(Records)
——

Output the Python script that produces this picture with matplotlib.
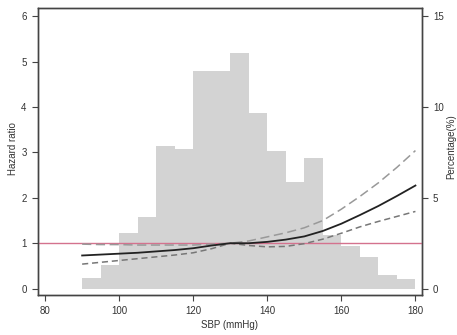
import numpy as np
import matplotlib
matplotlib.use("Agg")
import matplotlib.pyplot as plt

plt.rcParams['font.family'] = ['Liberation Sans', 'DejaVu Sans']

# histogram of SBP (percentage per 5 mmHg bin)
bin_left = np.arange(90, 180, 5)
pct = [0.57, 1.3, 3.05, 3.96, 7.86, 7.69, 12.0, 11.95, 12.96, 9.66,
       7.58, 5.86, 7.18, 2.96, 2.35, 1.76, 0.75, 0.52]

# restricted cubic spline hazard ratio with 95% CI
sbp = [90, 95, 100, 105, 110, 115, 120, 125, 130, 135, 140, 145, 150, 155, 160, 165, 170, 175, 180]
hr = [0.73, 0.75, 0.77, 0.79, 0.82, 0.85, 0.89, 0.95, 1.0, 1.0, 1.03, 1.08, 1.15, 1.27, 1.43, 1.62, 1.82, 2.04, 2.27]
hr_hi = [0.98, 0.97, 0.97, 0.96, 0.96, 0.96, 0.96, 0.98, 1.0, 1.05, 1.14, 1.23, 1.34, 1.50, 1.75, 2.03, 2.33, 2.67, 3.04]
hr_lo = [0.54, 0.58, 0.62, 0.66, 0.70, 0.74, 0.79, 0.88, 1.0, 0.95, 0.92, 0.93, 0.99, 1.09, 1.22, 1.36, 1.48, 1.59, 1.70]

fig = plt.figure(figsize=(4.57, 3.35), dpi=100)
ax = fig.add_axes([0.0825, 0.1194, 0.8403, 0.8582])
ax2 = ax.twinx()
ax.set_zorder(ax2.get_zorder() + 1)
ax.patch.set_visible(False)

ax2.bar(bin_left, pct, width=5, align='edge', color='#d3d3d3', linewidth=0)

ax.axhline(1, color='#d4728e', lw=1.0)
ax.plot(sbp, hr_hi, color='#999999', lw=1.1, ls=(0, (6, 3)))
ax.plot(sbp, hr_lo, color='#777777', lw=1.1, ls=(0, (4, 2.5)))
ax.plot(sbp, hr, color='#222222', lw=1.3)

ax.set_xlim(78.0, 181.7)
ax.set_ylim(-0.14, 6.19)
ax2.set_ylim(-0.35, 15.47)
ax.set_xticks([80, 100, 120, 140, 160, 180])
ax.set_yticks(range(0, 7))
ax2.set_yticks([0, 5, 10, 15])

for a in (ax, ax2):
    for s in a.spines.values():
        s.set_color('#444444')
        s.set_linewidth(1.0)
    a.tick_params(labelsize=7, length=4, width=0.8, color='#444444', labelcolor='#333333', pad=4)

ax.set_xlabel('SBP (mmHg)', fontsize=7, color='#333333', labelpad=3)
fig.text(13 / 457, 1 - 149 / 335, 'Hazard ratio', rotation=90, fontsize=7,
         color='#333333', ha='center', va='center')
fig.text(451 / 457, 1 - 147 / 335, 'Percentage(%)', rotation=90, fontsize=7,
         color='#333333', ha='center', va='center')

fig.savefig('out.png', dpi=100)
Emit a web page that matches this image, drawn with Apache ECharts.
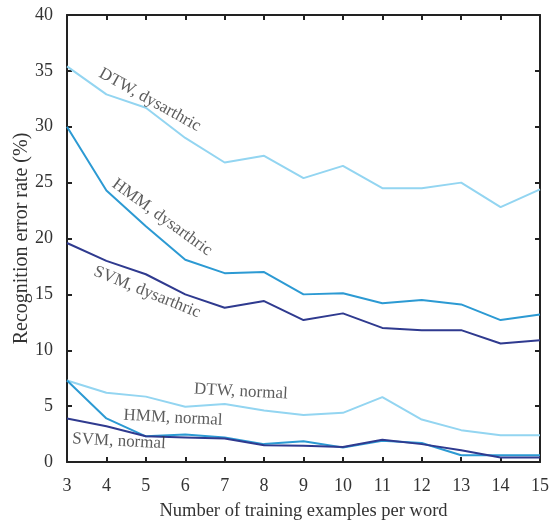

——

* _Your task_
Without any pictures, reproduce the lines from the first one in the material through the line that has "7.58, 5.86, 7.18, 2.96, 2.35, 1.76, 0.75, 0.52]", exactly as they appear.

* _Exercise solution_
Output the Python script that produces this picture with matplotlib.
import numpy as np
import matplotlib
matplotlib.use("Agg")
import matplotlib.pyplot as plt

plt.rcParams['font.family'] = ['Liberation Sans', 'DejaVu Sans']

# histogram of SBP (percentage per 5 mmHg bin)
bin_left = np.arange(90, 180, 5)
pct = [0.57, 1.3, 3.05, 3.96, 7.86, 7.69, 12.0, 11.95, 12.96, 9.66,
       7.58, 5.86, 7.18, 2.96, 2.35, 1.76, 0.75, 0.52]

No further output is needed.